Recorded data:
__________
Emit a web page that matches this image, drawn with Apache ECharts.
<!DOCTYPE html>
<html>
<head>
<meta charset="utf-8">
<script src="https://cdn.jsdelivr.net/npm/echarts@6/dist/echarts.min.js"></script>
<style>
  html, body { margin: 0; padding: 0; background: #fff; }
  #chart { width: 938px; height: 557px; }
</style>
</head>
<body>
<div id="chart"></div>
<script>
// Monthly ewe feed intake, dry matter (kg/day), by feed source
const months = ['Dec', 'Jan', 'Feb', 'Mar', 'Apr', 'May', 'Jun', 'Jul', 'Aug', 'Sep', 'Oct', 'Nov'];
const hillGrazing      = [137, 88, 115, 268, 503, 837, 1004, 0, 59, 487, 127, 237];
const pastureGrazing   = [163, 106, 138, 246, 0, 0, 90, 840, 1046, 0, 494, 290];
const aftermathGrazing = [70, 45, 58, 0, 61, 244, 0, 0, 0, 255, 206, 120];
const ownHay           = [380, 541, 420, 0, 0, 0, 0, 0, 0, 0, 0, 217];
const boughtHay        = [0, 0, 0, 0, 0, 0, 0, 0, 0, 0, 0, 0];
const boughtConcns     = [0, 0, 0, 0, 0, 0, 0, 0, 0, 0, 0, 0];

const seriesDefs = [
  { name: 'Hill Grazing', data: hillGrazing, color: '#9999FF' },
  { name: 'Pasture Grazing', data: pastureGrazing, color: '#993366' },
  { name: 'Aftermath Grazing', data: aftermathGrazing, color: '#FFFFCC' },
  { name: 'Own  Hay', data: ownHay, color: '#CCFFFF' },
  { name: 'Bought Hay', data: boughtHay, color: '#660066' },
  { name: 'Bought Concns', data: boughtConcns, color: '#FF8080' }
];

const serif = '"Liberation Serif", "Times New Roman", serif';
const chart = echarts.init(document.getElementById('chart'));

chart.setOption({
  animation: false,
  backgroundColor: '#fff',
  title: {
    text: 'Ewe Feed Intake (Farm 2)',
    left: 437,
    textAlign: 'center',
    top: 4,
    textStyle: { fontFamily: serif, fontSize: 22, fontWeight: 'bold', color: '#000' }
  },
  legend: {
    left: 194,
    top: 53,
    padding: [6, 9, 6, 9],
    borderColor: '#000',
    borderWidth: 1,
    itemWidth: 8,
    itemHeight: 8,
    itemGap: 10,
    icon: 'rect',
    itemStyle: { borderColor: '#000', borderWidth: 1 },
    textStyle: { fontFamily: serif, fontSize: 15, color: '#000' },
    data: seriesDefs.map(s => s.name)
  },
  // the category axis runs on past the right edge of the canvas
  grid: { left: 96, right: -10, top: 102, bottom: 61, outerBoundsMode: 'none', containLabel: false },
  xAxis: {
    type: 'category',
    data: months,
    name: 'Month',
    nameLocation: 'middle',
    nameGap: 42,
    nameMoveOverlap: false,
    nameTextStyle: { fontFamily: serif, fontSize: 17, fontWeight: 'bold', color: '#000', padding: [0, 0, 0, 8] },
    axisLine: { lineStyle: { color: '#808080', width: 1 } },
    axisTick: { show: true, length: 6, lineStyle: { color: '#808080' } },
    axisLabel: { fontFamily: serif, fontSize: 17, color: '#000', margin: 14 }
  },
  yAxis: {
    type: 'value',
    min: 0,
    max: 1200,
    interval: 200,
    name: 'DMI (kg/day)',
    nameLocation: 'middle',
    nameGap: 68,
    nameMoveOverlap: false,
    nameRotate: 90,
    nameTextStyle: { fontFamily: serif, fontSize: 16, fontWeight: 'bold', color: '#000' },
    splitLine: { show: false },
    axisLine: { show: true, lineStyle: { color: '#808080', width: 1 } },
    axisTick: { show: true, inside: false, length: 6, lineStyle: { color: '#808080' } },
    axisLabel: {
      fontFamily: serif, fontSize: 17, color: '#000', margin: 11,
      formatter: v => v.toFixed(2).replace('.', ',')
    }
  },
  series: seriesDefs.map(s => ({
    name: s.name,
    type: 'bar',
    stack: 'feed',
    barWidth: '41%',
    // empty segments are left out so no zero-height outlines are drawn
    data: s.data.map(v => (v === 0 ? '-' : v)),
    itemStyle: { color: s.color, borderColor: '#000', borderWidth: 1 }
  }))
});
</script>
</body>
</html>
__________
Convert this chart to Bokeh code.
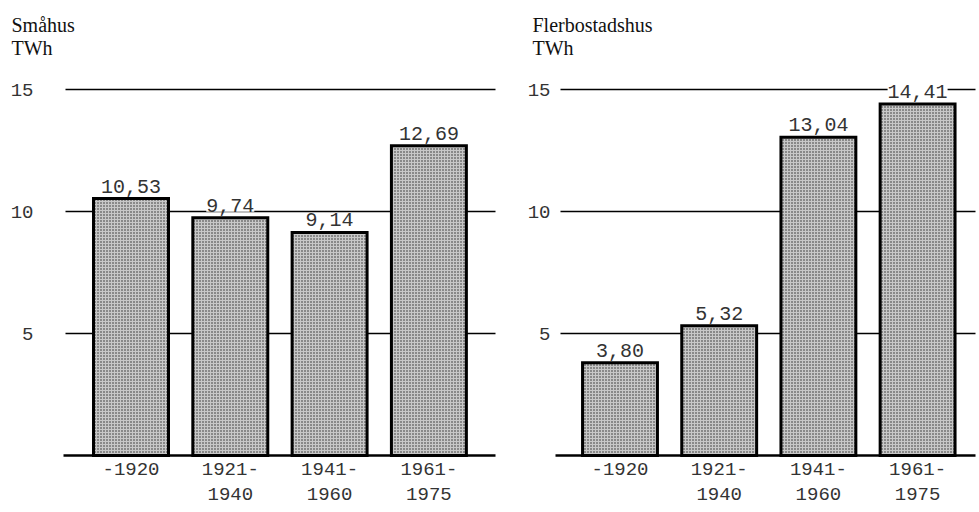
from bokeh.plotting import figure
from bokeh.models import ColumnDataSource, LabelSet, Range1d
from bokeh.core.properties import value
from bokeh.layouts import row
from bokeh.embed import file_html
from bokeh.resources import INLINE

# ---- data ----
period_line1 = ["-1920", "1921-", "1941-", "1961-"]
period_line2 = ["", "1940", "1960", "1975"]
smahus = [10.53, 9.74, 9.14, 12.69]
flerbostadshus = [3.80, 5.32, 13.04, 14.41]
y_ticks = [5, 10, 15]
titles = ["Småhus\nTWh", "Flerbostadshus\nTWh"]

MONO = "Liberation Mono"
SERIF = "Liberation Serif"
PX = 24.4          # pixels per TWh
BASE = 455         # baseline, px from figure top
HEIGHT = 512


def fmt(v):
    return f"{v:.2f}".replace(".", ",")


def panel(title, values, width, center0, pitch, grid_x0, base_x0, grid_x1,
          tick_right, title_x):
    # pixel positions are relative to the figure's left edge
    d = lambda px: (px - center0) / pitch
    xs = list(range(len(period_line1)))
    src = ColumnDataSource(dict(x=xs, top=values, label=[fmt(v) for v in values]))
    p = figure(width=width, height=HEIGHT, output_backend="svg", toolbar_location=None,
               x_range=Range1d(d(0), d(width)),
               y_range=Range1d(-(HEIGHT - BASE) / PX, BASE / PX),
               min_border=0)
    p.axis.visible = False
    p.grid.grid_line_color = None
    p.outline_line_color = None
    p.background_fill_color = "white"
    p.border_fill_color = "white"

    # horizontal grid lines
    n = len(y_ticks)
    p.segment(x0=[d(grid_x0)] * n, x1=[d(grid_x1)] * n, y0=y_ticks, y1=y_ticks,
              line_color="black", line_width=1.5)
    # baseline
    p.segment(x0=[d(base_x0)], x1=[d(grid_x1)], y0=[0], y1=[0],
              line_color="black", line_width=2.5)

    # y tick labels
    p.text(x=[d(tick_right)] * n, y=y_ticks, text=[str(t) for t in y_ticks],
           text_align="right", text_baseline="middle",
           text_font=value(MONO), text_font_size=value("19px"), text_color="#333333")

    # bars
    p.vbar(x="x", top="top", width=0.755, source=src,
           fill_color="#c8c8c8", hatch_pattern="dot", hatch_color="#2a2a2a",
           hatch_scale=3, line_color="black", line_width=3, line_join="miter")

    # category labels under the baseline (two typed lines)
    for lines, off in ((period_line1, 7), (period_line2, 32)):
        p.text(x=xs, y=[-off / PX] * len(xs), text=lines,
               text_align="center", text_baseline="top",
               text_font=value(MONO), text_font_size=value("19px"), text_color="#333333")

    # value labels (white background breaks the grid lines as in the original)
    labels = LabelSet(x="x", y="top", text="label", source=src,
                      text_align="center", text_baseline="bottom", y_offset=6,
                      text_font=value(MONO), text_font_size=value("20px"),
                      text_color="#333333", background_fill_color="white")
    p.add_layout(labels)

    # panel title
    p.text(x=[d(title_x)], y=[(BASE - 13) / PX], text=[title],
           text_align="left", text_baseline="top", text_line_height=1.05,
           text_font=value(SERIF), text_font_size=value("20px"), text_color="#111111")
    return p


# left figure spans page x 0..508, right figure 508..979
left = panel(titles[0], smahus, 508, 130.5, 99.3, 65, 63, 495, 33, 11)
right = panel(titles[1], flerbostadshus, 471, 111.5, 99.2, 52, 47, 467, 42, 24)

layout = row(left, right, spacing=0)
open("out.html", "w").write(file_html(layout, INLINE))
__________
● Do this: The first line to give again is the one with "Convert this chart to Bokeh code.", and the last is the one with "HEIGHT = 512". Repeat them and everything between exactly, minus the pictures.

● Solution for this problem:
Convert this chart to Bokeh code.
from bokeh.plotting import figure
from bokeh.models import ColumnDataSource, LabelSet, Range1d
from bokeh.core.properties import value
from bokeh.layouts import row
from bokeh.embed import file_html
from bokeh.resources import INLINE

# ---- data ----
period_line1 = ["-1920", "1921-", "1941-", "1961-"]
period_line2 = ["", "1940", "1960", "1975"]
smahus = [10.53, 9.74, 9.14, 12.69]
flerbostadshus = [3.80, 5.32, 13.04, 14.41]
y_ticks = [5, 10, 15]
titles = ["Småhus\nTWh", "Flerbostadshus\nTWh"]

MONO = "Liberation Mono"
SERIF = "Liberation Serif"
PX = 24.4          # pixels per TWh
BASE = 455         # baseline, px from figure top
HEIGHT = 512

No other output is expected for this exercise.